Horizontal rules <hr> tags work well to divide up text and can be full width or partial.

The various <h1>, <h2>, <h3> tags work and should be used for sections and sub-sections.

If you want whitespace between paragraphs (for example, we wanted space before and after section headings) then <p>&nbsp;</p> provides a gap.

Paragraphs are indented by default (this is normal book layout) but can be unindented <p style="text-indent:0"> - this technique is described in Amazon's kindle publishing guidelines.

The Kindle does not handle all Unicode characters. I encountered problems with some vertical bars, some quotation marks and a character to denote a space. In some cases, these are stored as entities in the HTML and can be replaced by similar characters automatically. Other cases were UTF8 and these can also be replaced by a script.

Not all Unicode or entity characters cause problems. I found the best approach was to leave them alone and then manually proof-read the Kindle version, spot invalid characters and then go and replace all occurences. This risks missing some.
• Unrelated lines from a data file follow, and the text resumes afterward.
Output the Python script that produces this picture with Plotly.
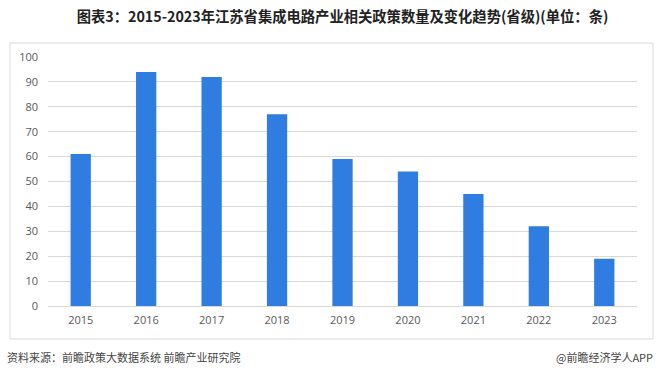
import plotly.graph_objects as go

years = ["2015", "2016", "2017", "2018", "2019", "2020", "2021", "2022", "2023"]
policy_counts = [61, 94, 92, 77, 59, 54, 45, 32, 19]
y_ticks = [0, 10, 20, 30, 40, 50, 60, 70, 80, 90, 100]

title_text = "图表3：2015-2023年江苏省集成电路产业相关政策数量及变化趋势(省级)(单位：条)"
source_text = "资料来源：前瞻政策大数据系统 前瞻产业研究院"
brand_text = "@前瞻经济学人APP"

W, H = 660, 380
L, R, T, B = 48, 23, 57, 74
pw, ph = W - L - R, H - T - B

def px(x):
    return (x - L) / pw

def py(y):
    return (H - B - y) / ph

fig = go.Figure()
fig.add_trace(go.Bar(
    x=years, y=policy_counts,
    marker=dict(color="#2F7DE1", line=dict(width=0)),
    width=0.31,
))

font_family = "Noto Sans CJK SC, Microsoft YaHei, sans-serif"

fig.update_layout(
    width=W, height=H,
    margin=dict(l=L, r=R, t=T, b=B),
    paper_bgcolor="white", plot_bgcolor="white",
    showlegend=False,
    font=dict(family=font_family, color="#595959", size=11),
    title=dict(
        text="<b>" + title_text + "</b>",
        x=0.5, xanchor="center", xref="paper",
        y=1 - 17 / H, yanchor="middle", yref="container",
        font=dict(size=14.3, color="#222222", family=font_family),
    ),
    xaxis=dict(
        showgrid=False, showline=False, ticks="",
        tickfont=dict(size=11, color="#595959", family="Open Sans, sans-serif"),
        ticklabelstandoff=6,
    ),
    yaxis=dict(
        range=[0, 100], tickvals=y_ticks, showgrid=True, gridcolor="#D9D9D9",
        gridwidth=1, zeroline=True, zerolinecolor="#D9D9D9", zerolinewidth=1,
        showline=False, ticks="",
        tickfont=dict(size=11, color="#595959", family="Open Sans, sans-serif"),
        ticklabelstandoff=9,
    ),
    shapes=[dict(
        type="rect", xref="paper", yref="paper",
        x0=px(10), x1=px(653), y0=py(339), y1=py(43),
        line=dict(color="#D9D9D9", width=1), fillcolor="rgba(0,0,0,0)", layer="below",
    )],
    annotations=[
        dict(text=source_text, xref="paper", yref="paper", x=px(5), y=py(357),
             xanchor="left", yanchor="middle", showarrow=False,
             font=dict(size=11, color="#444444", family=font_family)),
        dict(text=brand_text, xref="paper", yref="paper", x=px(655), y=py(357),
             xanchor="right", yanchor="middle", showarrow=False,
             font=dict(size=11, color="#444444", family=font_family)),
    ],
)

fig.write_html(
    "out.html",
    config={"displayModeBar": False},
    post_script="document.body.style.margin='0';document.body.style.padding='0';",
)
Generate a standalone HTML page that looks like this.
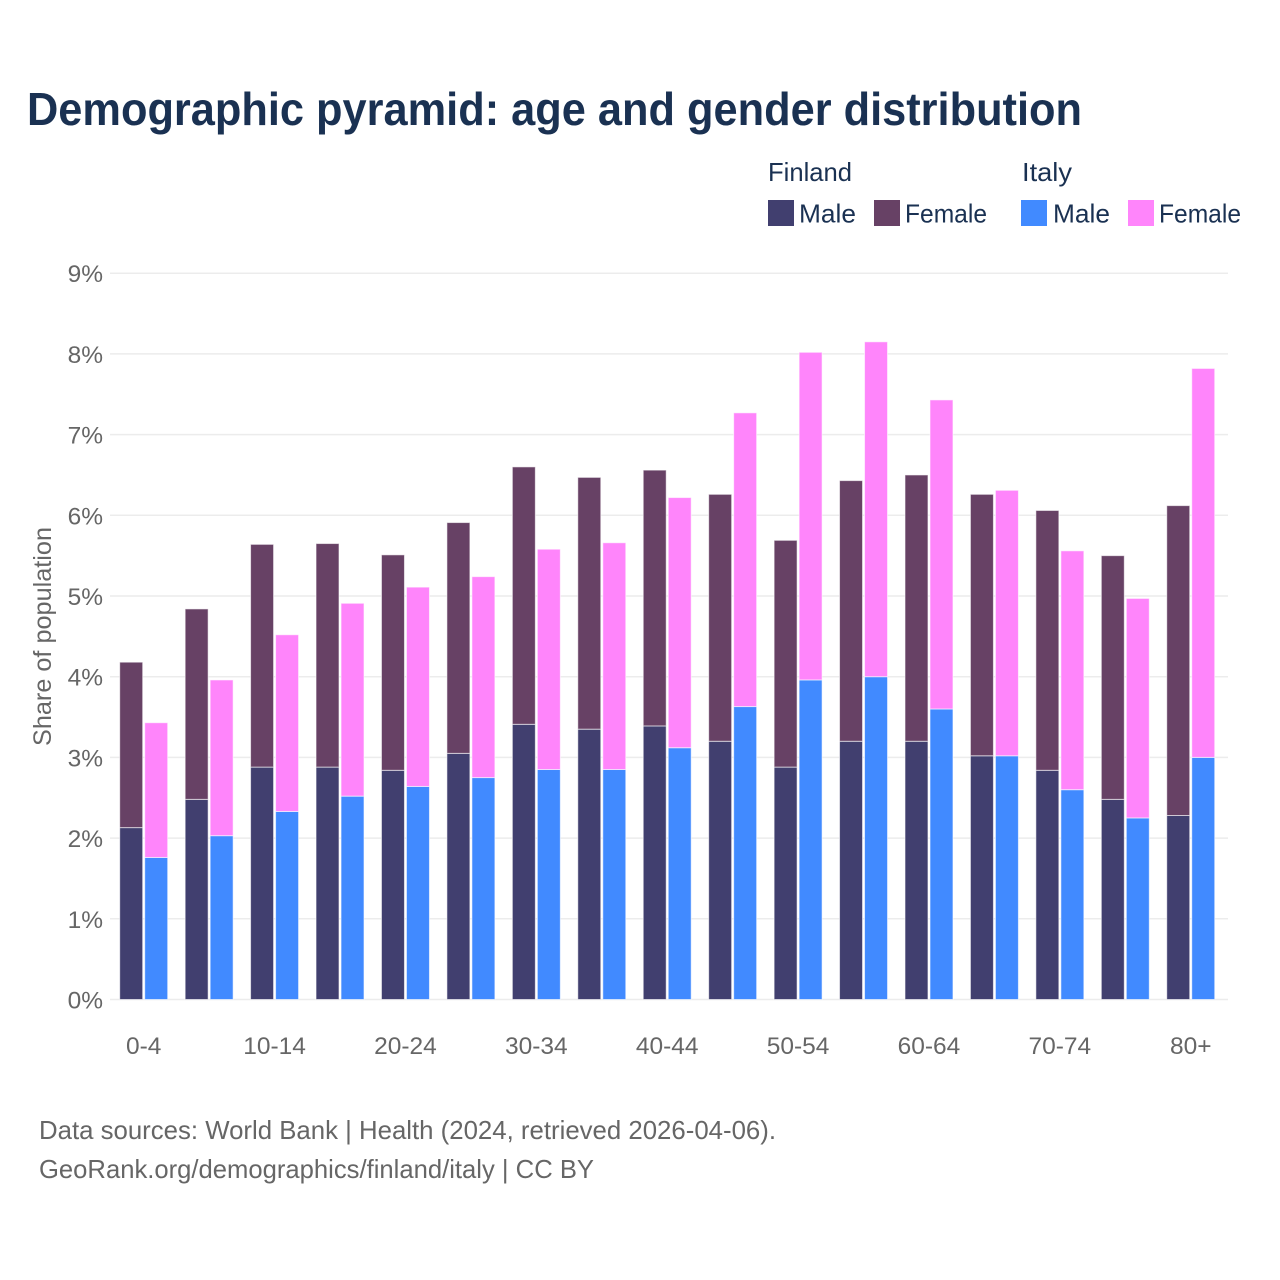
<!DOCTYPE html>
<html lang="en">
<head>
<meta charset="utf-8">
<title>Demographic pyramid</title>
<style>
html,body{margin:0;padding:0;background:#fff;width:1280px;height:1280px;overflow:hidden}
svg{display:block;font-family:"Liberation Sans",sans-serif}
.legend{fill:#1a3152;font-size:26px}
.tick{fill:#666;font-size:24.5px}
.foot{fill:#666;font-size:26px}
</style>
</head>
<body>
<svg id="chart" width="1280" height="1280" viewBox="0 0 1280 1280" xmlns="http://www.w3.org/2000/svg">
  <rect width="1280" height="1280" fill="#fff"/>
  <text x="27" y="125" font-size="46" font-weight="700" fill="#1a3152" textLength="1055" lengthAdjust="spacingAndGlyphs">Demographic pyramid: age and gender distribution</text>
  <g>
    <text class="legend" x="768" y="181" textLength="84" lengthAdjust="spacingAndGlyphs">Finland</text>
    <text class="legend" x="1022" y="181" textLength="50" lengthAdjust="spacingAndGlyphs">Italy</text>
    <rect x="768" y="200" width="26" height="26" fill="#413f6f"/>
    <text class="legend" x="799" y="222.5" textLength="57" lengthAdjust="spacingAndGlyphs">Male</text>
    <rect x="874" y="200" width="26" height="26" fill="#674165"/>
    <text class="legend" x="905" y="222.5" textLength="82" lengthAdjust="spacingAndGlyphs">Female</text>
    <rect x="1021" y="200" width="26" height="26" fill="#418aff"/>
    <text class="legend" x="1053" y="222.5" textLength="57" lengthAdjust="spacingAndGlyphs">Male</text>
    <rect x="1128" y="200" width="26" height="26" fill="#ff85fb"/>
    <text class="legend" x="1159" y="222.5" textLength="82" lengthAdjust="spacingAndGlyphs">Female</text>
  </g>
  <g id="grid"></g>
  <g id="bars"></g>
  <g id="yticks"></g>
  <g id="xticks"></g>
  <text transform="translate(51,636.5) rotate(-90)" text-anchor="middle" font-size="25" fill="#666" textLength="219" lengthAdjust="spacingAndGlyphs">Share of population</text>
  <text class="foot" x="39" y="1139" textLength="737" lengthAdjust="spacingAndGlyphs">Data sources: World Bank | Health (2024, retrieved 2026-04-06).</text>
  <text class="foot" x="39" y="1178" textLength="555" lengthAdjust="spacingAndGlyphs">GeoRank.org/demographics/finland/italy | CC BY</text>
</svg>
<script>
const categories = ['0-4','5-9','10-14','15-19','20-24','25-29','30-34','35-39','40-44','45-49','50-54','55-59','60-64','65-69','70-74','75-79','80+'];
const finlandMale = [2.13,2.48,2.88,2.88,2.84,3.05,3.41,3.35,3.39,3.20,2.88,3.20,3.20,3.02,2.84,2.48,2.28];
const finlandFemale = [2.05,2.36,2.76,2.77,2.67,2.86,3.19,3.12,3.17,3.06,2.81,3.23,3.30,3.24,3.22,3.02,3.84];
const italyMale = [1.76,2.03,2.33,2.52,2.64,2.75,2.85,2.85,3.12,3.63,3.96,4.00,3.60,3.02,2.60,2.25,3.00];
const italyFemale = [1.67,1.93,2.19,2.39,2.47,2.49,2.73,2.81,3.10,3.64,4.06,4.15,3.83,3.29,2.96,2.72,4.82];
const yTickValues = [0,1,2,3,4,5,6,7,8,9];

const NS = 'http://www.w3.org/2000/svg';
function yScale(v){ return 999.5 - v * 80.7; }
function xGroup(i){ return 119.7 + i * 65.44; }
const barWidth = 23;
const barOffset = 25;

const gridG = document.getElementById('grid');
const yG = document.getElementById('yticks');
const xG = document.getElementById('xticks');
const barsG = document.getElementById('bars');

yTickValues.forEach(function(t){
  const line = document.createElementNS(NS,'line');
  
  
  line.setAttribute('x1', 110);
  line.setAttribute('x2', 1228);
  line.setAttribute('y1', yScale(t));
  line.setAttribute('y2', yScale(t));
  line.setAttribute('stroke', '#ececec');
  line.setAttribute('stroke-width', '1.5');
  gridG.appendChild(line);
  const label = document.createElementNS(NS,'text');
  
  
  label.setAttribute('class', 'tick');
  label.setAttribute('x', 103);
  label.setAttribute('y', yScale(t) + 9);
  label.setAttribute('text-anchor', 'end');
  label.textContent = t + '%';
  yG.appendChild(label);
});

function addBar(name, x, v0, v1, color){
  const r = document.createElementNS(NS,'rect');
  
  
  r.setAttribute('x', x);
  r.setAttribute('y', yScale(v1));
  r.setAttribute('width', barWidth);
  r.setAttribute('height', yScale(v0) - yScale(v1));
  r.setAttribute('fill', color);
  r.setAttribute('stroke', '#fff');
  r.setAttribute('stroke-opacity', '0.6');
  r.setAttribute('stroke-width', '1');
  barsG.appendChild(r);
}

categories.forEach(function(c, i){
  const x = xGroup(i);
  addBar('bar-finland-male', x, 0, finlandMale[i], '#413f6f');
  addBar('bar-finland-female', x, finlandMale[i], finlandMale[i] + finlandFemale[i], '#674165');
  addBar('bar-italy-male', x + barOffset, 0, italyMale[i], '#418aff');
  addBar('bar-italy-female', x + barOffset, italyMale[i], italyMale[i] + italyFemale[i], '#ff85fb');
  if (i % 2 === 0) {
    const label = document.createElementNS(NS,'text');
    
    
    label.setAttribute('class', 'tick');
    label.setAttribute('x', x + 24);
    label.setAttribute('y', 1054);
    label.setAttribute('text-anchor', 'middle');
    label.textContent = c;
    xG.appendChild(label);
  }
});
</script>
</body>
</html>
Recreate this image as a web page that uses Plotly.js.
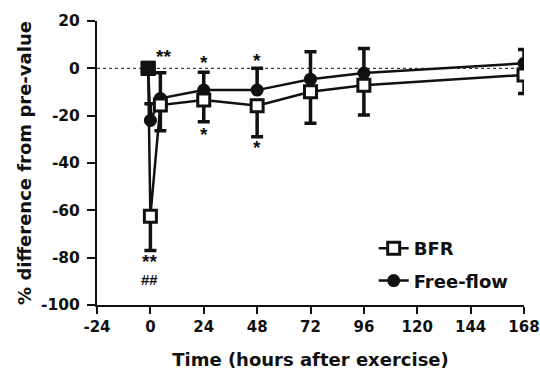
<!DOCTYPE html>
<html>
<head>
<meta charset="utf-8">
<script src="https://cdn.plot.ly/plotly-3.0.1.min.js"></script>
<style>html,body{margin:0;padding:0;background:#fff;}#chart{width:540px;height:370px;}</style>
</head>
<body>
<div id="chart"></div>
<script>
// Time points (hours after exercise)
const timesBFR = [-1, 0, 4.5, 24, 48, 72, 96, 168];
const timesFF  = [-1, 0, 4.5, 24, 48, 72, 96, 168];
// % difference from pre-value
const bfrValues = [0, -62.5, -15.5, -13.4, -15.8, -9.9, -7.1, -2.8];
const bfrErrLow = [0, 14.5, 10.9, 9.2, 13.1, 13.3, 12.6, 7.8];
const ffValues  = [0, -22, -12.7, -9.2, -9.2, -4.6, -2, 2.1];
const ffErrHigh = [0, 7, 10.8, 7.5, 9.2, 11.6, 10.4, 5.9];
// significance marks
const sigText = ["**", "*", "*", "*", "*", "**", "##"];
const sigX    = [6, 24, 24, 48, 48, -0.5, -0.5];
const sigY    = [5.2, 2.4, -27.9, 3.5, -33.4, -81.8, -89.3];
const sigSize = [19, 19, 19, 19, 19, 19, 15];
const xTicks = [-24, 0, 24, 48, 72, 96, 120, 144, 168];
const yTicks = [-100, -80, -60, -40, -20, 0, 20];

const FONT = "Liberation Sans, Arial, Helvetica, sans-serif";
const WIDE = "DejaVu Sans, Liberation Sans, Arial, sans-serif";
const zeros = bfrValues.map(() => 0);

const traces = [
  {
    x: timesFF, y: ffValues, name: "Free-flow", type: "scatter", mode: "lines+markers",
    legendgroup: "ff",
    line: {color: "#111", width: 2.5},
    marker: {symbol: "circle", size: 13, color: "#111", line: {width: 0}},
    error_y: {type: "data", symmetric: false, array: ffErrHigh, arrayminus: zeros,
              color: "#111", thickness: 3.5, width: 6},
    legendrank: 2
  },
  {
    x: timesBFR, y: bfrValues, name: "BFR", type: "scatter", mode: "lines+markers",
    legendgroup: "bfr",
    line: {color: "#111", width: 2.5},
    marker: {symbol: "square", size: 12, color: "#fff", line: {color: "#111", width: 3}},
    error_y: {type: "data", symmetric: false, array: zeros, arrayminus: bfrErrLow,
              color: "#111", thickness: 3.5, width: 6},
    legendrank: 1
  },
  {
    // pre-value point (shared baseline), drawn filled
    x: timesBFR.slice(0, 1), y: bfrValues.slice(0, 1), type: "scatter", mode: "markers",
    showlegend: false,
    marker: {symbol: "square", size: 14, color: "#111", line: {color: "#111", width: 1}}
  }
];

const annotations = sigText.map((t, i) => ({
  x: sigX[i], y: sigY[i], xref: "x", yref: "y", text: t, showarrow: false,
  font: {family: FONT, size: sigSize[i], color: "#111", weight: "bold"}
}));

const layout = {
  width: 540, height: 370,
  margin: {l: 97, r: 16, t: 21, b: 65},
  paper_bgcolor: "#fff", plot_bgcolor: "#fff",
  font: {family: WIDE, color: "#111"},
  showlegend: true,
  legend: {x: 0.648, y: 0.264, xanchor: "left", yanchor: "top", bgcolor: "rgba(0,0,0,0)",
           font: {family: WIDE, size: 18, weight: "bold", color: "#111"},
           traceorder: "grouped", tracegroupgap: 6},
  xaxis: {
    range: [-24, 168], tickvals: xTicks, ticktext: xTicks.map(String),
    showgrid: false, zeroline: false, showline: true, linecolor: "#111", linewidth: 2,
    ticks: "outside", ticklen: 7, tickwidth: 2, tickcolor: "#111",
    ticklabeloverflow: "allow",
    tickfont: {family: WIDE, size: 15, weight: "bold", color: "#111"},
    title: {text: "Time (hours after exercise)", font: {family: WIDE, size: 18, weight: "bold", color: "#111"}, standoff: 19}
  },
  yaxis: {
    range: [-100, 20], tickvals: yTicks, ticktext: yTicks.map(String),
    showgrid: false, zeroline: false, showline: true, linecolor: "#111", linewidth: 2,
    ticks: "outside", ticklen: 8, tickwidth: 2, tickcolor: "#111",
    ticklabelstandoff: 4,
    tickfont: {family: WIDE, size: 15.5, weight: "bold", color: "#111"},
    title: {text: "% difference from pre-value", font: {family: WIDE, size: 18, weight: "bold", color: "#111"}, standoff: 5}
  },
  shapes: [{type: "line", xref: "x", yref: "y", x0: -24, x1: 168, y0: 0, y1: 0,
            line: {color: "#111", width: 1, dash: "dot"}, layer: "below"}],
  annotations: annotations
};

Plotly.newPlot("chart", traces, layout, {staticPlot: true, displayModeBar: false});
</script>
</body>
</html>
Once I found offending characters, I replaced them using a script. if I was creating ebooks more often then I would just build and maintain a script to do this because it would be consistent across all content.

One HTML technique that works really badly on the Kindle is tables. Amazon's publishing guidelines spend a lot of time on this and they are right. A narrow table is OK but a table does not behave well if the table is wider than the screen. Any excess is simply lost. When I was converting a book, I had to manually re-layout all of the tables and I wasn't able to script the conversions.